[Given data]:

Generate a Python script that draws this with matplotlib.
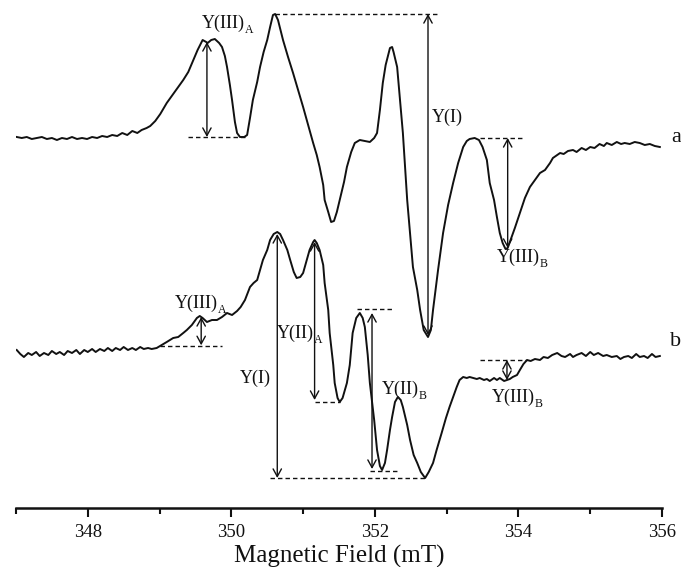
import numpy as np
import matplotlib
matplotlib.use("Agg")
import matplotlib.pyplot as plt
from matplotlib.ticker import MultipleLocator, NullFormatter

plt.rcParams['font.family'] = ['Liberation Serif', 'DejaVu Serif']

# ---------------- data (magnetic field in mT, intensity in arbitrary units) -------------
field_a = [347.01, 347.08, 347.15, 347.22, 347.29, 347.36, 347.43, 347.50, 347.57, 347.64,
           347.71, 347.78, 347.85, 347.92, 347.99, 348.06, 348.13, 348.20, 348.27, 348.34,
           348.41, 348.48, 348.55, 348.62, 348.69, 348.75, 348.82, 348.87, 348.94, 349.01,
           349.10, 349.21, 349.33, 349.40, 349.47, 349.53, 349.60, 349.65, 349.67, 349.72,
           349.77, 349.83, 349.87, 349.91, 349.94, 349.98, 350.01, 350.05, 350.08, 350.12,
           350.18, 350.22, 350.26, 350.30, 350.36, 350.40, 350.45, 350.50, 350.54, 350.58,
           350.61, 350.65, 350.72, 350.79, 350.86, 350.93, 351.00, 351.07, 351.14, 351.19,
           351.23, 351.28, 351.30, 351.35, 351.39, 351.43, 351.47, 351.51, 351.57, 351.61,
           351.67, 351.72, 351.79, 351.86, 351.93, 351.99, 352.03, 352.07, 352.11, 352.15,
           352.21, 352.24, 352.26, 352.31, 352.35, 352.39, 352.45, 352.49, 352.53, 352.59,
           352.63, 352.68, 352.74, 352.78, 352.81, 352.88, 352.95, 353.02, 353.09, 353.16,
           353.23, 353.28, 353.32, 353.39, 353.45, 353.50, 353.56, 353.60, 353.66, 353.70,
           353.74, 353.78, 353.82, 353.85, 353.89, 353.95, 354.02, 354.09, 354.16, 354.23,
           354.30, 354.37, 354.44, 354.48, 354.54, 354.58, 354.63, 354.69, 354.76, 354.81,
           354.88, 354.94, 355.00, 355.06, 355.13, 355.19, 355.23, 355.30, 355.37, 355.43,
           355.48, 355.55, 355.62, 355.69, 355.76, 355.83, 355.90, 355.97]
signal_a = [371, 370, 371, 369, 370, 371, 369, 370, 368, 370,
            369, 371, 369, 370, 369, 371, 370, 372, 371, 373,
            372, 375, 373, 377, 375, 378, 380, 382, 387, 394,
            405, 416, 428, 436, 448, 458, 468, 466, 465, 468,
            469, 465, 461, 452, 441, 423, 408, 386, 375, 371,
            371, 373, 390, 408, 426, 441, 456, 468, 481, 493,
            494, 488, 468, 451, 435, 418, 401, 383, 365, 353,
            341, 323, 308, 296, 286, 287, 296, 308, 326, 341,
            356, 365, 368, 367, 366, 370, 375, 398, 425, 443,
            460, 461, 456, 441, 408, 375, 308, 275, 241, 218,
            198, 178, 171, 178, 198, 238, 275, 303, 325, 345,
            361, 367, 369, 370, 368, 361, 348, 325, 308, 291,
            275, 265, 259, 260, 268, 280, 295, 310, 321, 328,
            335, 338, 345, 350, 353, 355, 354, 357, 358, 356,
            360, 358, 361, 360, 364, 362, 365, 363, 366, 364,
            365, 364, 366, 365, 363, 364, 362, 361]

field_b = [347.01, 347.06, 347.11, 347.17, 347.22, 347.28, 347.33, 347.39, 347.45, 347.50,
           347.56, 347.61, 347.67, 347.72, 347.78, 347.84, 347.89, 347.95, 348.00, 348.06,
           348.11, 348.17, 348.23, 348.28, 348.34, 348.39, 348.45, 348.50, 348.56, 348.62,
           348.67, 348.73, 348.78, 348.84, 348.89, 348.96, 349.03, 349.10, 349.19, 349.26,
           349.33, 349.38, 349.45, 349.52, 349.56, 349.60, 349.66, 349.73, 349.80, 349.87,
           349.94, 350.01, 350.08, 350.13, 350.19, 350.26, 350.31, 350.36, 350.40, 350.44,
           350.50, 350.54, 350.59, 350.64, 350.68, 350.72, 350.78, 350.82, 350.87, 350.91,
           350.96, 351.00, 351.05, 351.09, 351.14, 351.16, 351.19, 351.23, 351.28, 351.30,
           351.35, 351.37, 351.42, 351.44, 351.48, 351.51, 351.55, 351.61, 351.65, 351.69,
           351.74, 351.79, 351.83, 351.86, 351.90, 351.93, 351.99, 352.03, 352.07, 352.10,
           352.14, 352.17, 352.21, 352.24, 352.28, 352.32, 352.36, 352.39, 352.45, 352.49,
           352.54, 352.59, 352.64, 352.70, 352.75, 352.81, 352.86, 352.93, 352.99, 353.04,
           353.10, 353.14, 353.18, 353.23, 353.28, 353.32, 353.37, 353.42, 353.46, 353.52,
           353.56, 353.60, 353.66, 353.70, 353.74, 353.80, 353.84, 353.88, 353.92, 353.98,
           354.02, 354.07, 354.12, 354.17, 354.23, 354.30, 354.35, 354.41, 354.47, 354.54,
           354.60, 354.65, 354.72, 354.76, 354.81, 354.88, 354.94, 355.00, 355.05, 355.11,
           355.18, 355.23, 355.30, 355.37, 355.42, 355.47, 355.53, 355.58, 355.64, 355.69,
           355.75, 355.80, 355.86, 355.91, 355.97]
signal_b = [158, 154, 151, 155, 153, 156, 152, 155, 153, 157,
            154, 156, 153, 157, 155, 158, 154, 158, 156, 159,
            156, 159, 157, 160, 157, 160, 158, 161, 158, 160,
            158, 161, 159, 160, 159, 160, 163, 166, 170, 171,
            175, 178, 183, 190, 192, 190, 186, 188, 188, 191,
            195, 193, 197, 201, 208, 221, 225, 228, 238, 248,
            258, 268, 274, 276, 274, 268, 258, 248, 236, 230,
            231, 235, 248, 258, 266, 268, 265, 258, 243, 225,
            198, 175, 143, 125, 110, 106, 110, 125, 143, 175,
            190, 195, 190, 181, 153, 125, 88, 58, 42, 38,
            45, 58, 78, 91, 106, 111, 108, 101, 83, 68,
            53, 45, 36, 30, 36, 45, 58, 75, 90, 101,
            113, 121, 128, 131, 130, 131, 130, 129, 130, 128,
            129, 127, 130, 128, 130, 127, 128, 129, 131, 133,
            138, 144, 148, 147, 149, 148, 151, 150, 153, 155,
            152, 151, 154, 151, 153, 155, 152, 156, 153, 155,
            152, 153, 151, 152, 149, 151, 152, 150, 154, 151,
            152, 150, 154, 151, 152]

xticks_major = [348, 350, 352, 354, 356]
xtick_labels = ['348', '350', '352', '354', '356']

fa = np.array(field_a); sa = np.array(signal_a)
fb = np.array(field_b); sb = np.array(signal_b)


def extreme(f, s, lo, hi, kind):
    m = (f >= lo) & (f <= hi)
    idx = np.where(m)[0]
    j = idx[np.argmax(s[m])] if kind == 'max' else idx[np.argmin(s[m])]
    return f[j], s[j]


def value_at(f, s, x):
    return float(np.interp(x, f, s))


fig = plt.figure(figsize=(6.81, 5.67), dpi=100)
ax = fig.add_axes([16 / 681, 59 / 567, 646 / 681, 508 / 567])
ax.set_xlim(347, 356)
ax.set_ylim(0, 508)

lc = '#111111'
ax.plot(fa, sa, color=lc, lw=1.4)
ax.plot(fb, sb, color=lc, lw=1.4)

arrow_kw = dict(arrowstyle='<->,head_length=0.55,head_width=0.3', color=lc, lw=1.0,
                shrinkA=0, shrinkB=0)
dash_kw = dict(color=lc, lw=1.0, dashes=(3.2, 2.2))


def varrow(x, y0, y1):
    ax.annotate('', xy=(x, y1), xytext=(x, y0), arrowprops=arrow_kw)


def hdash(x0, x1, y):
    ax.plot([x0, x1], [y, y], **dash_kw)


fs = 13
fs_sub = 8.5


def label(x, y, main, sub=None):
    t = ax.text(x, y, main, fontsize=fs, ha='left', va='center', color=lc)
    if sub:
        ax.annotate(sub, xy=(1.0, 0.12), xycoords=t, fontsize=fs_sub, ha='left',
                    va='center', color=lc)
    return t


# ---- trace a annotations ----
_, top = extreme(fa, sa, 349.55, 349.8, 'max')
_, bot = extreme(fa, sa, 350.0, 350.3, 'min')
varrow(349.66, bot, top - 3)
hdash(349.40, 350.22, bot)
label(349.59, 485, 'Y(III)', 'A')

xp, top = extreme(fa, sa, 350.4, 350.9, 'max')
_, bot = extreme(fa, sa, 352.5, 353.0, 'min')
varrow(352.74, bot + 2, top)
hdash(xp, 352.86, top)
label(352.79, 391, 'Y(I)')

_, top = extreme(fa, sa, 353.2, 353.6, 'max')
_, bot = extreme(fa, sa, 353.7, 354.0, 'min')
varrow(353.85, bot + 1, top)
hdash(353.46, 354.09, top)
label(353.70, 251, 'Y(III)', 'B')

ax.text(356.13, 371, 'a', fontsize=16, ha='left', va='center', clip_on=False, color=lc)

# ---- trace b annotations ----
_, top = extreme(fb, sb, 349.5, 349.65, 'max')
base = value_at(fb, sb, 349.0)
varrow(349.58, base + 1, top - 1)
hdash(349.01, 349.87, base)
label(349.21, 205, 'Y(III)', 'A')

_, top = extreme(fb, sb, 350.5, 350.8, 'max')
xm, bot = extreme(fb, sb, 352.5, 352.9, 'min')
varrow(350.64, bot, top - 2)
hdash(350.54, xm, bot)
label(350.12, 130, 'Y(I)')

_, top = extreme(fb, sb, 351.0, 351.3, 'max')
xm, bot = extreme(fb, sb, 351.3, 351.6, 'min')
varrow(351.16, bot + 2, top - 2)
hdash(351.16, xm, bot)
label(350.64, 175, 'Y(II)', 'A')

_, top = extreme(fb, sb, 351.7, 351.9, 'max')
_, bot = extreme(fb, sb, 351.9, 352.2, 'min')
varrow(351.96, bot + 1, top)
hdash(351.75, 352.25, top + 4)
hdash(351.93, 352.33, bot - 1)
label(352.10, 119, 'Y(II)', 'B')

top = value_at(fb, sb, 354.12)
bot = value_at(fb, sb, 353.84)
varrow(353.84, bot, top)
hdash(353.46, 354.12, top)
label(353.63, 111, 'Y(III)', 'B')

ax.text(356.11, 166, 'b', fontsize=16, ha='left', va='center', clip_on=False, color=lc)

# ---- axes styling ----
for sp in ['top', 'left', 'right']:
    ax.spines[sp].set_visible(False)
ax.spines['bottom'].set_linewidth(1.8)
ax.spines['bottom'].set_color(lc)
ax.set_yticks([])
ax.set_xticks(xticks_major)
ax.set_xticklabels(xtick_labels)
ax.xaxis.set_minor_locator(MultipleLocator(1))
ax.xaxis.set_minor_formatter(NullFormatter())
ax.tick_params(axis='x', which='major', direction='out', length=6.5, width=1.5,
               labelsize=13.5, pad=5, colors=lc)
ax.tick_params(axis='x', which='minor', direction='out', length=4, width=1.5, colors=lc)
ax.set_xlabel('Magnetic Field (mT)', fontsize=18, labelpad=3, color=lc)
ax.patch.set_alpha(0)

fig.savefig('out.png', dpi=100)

[Do this]:
Pictures excluded, repeat exactly the lines from the top of the material through the line with "plt.rcParams['font.family'] = ['Liberation", including both of those lines.

[Full output]:
Generate a Python script that draws this with matplotlib.
import numpy as np
import matplotlib
matplotlib.use("Agg")
import matplotlib.pyplot as plt
from matplotlib.ticker import MultipleLocator, NullFormatter

plt.rcParams['font.family'] = ['Liberation Serif', 'DejaVu Serif']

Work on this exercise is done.